5、Harsh Environments
Some strain gauge-based sensors offer IP68 protection levels, with sealed housings protecting sensitive strain gauges. This allows these sensors to be used in harsh environments. Piezoelectric sensors use specially sealed cables to ensure a sealed connection with the sensor housing, ensuring high safety.
6、High Precision Requirements
Strain gauge sensors have very high precision, allowing for smaller individual errors. Piezoelectric sensors have slightly higher linearity errors, typically around 0.5% relative to full scale, and are also limited by high drift, which can significantly improve accuracy when calibrated within a certain measurement range.
7、Compact Spaces
Piezoelectric force sensors can be very compact, with some heights even below 4 mm. These sensors are the best solution when integration with existing systems is required. Compromises must be made regarding achievable accuracy, but in many applications, the requirement for extremely small sizes is crucial.
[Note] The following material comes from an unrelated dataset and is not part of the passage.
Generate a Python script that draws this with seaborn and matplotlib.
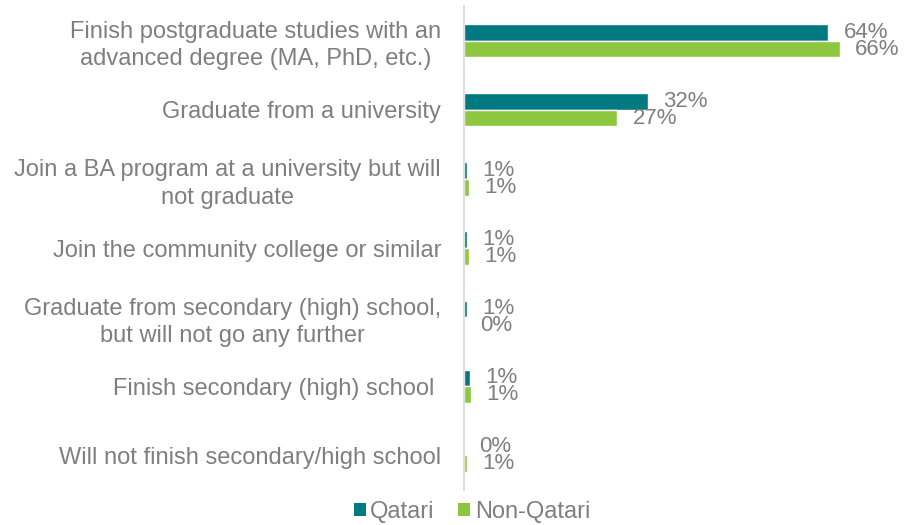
import matplotlib
matplotlib.use("Agg")
import matplotlib.pyplot as plt
import seaborn as sns
import pandas as pd
from matplotlib.patches import Patch

categories = [
    "Finish postgraduate studies with an\nadvanced degree (MA, PhD, etc.)",
    "Graduate from a university",
    "Join a BA program at a university but will\nnot graduate",
    "Join the community college or similar",
    "Graduate from secondary (high) school,\nbut will not go any further",
    "Finish secondary (high) school ",
    "Will not finish secondary/high school",
]
qatari = [64.0, 32.3, 0.6, 0.6, 0.6, 1.0, 0.0]
non_qatari = [66.0, 26.9, 0.8, 0.9, 0.1, 1.2, 0.6]
series = ["Qatari", "Non-Qatari"]
colors = ["#007A80", "#8DC63F"]

df = pd.DataFrame({
    "category": categories * 2,
    "value": qatari + non_qatari,
    "group": [series[0]] * len(categories) + [series[1]] * len(categories),
})

sns.set_theme(style="white")
plt.rcParams["font.family"] = ["Liberation Sans", "DejaVu Sans"]

fig = plt.figure(figsize=(9.07, 5.25), dpi=100)
ax = fig.add_axes([0.5116, 0.067, 0.452, 0.921])

sns.barplot(data=df, y="category", x="value", hue="group", order=categories,
            hue_order=series, palette=colors, orient="h", width=0.48,
            saturation=1, legend=False, ax=ax)

text_color = "#7F7F7F"
for container in ax.containers:
    ax.bar_label(container, labels=[f"{v:.0f}%" for v in container.datavalues],
                 padding=11, fontsize=16, color=text_color)

ax.set_xlim(0, 72)
ax.set_ylim(len(categories) - 0.5, -0.5)
ax.set_xlabel("")
ax.set_ylabel("")
ax.set_xticks([])
for side in ["top", "right", "bottom"]:
    ax.spines[side].set_visible(False)
ax.spines["left"].set_color("#D9D9D9")
ax.spines["left"].set_linewidth(1.2)
ax.tick_params(axis="y", length=0, pad=16.5)
for lbl in ax.get_yticklabels():
    lbl.set_fontsize(17)
    lbl.set_color(text_color)
    lbl.set_multialignment("center")
    lbl.set_linespacing(1.3)

handles = [Patch(facecolor=c, edgecolor="none") for c in colors]
fig.legend(handles, series, loc="center", bbox_to_anchor=(472 / 907, 1 - 512 / 525),
           ncol=2, frameon=False, fontsize=17, handlelength=0.5, handleheight=0.5,
           handletextpad=0.2, columnspacing=1.0, labelcolor=text_color)

fig.savefig("out.png", dpi=100)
Strain gauge sensors and piezoelectric sensors each have their advantages depending on the application. Strain gauge sensors provide stability and precision when subjected to a wide range of forces, making them the preferred solution for static and general industrial measurements. In contrast, piezoelectric sensors are unparalleled in capturing dynamic and rapid force changes, making them essential for dynamic or impact measurements. Understanding the advantages and disadvantages of both technologies is crucial for engineers to make informed decisions in measurement applications. By selecting the appropriate sensor, they can ensure the accuracy and reliability of their application needs.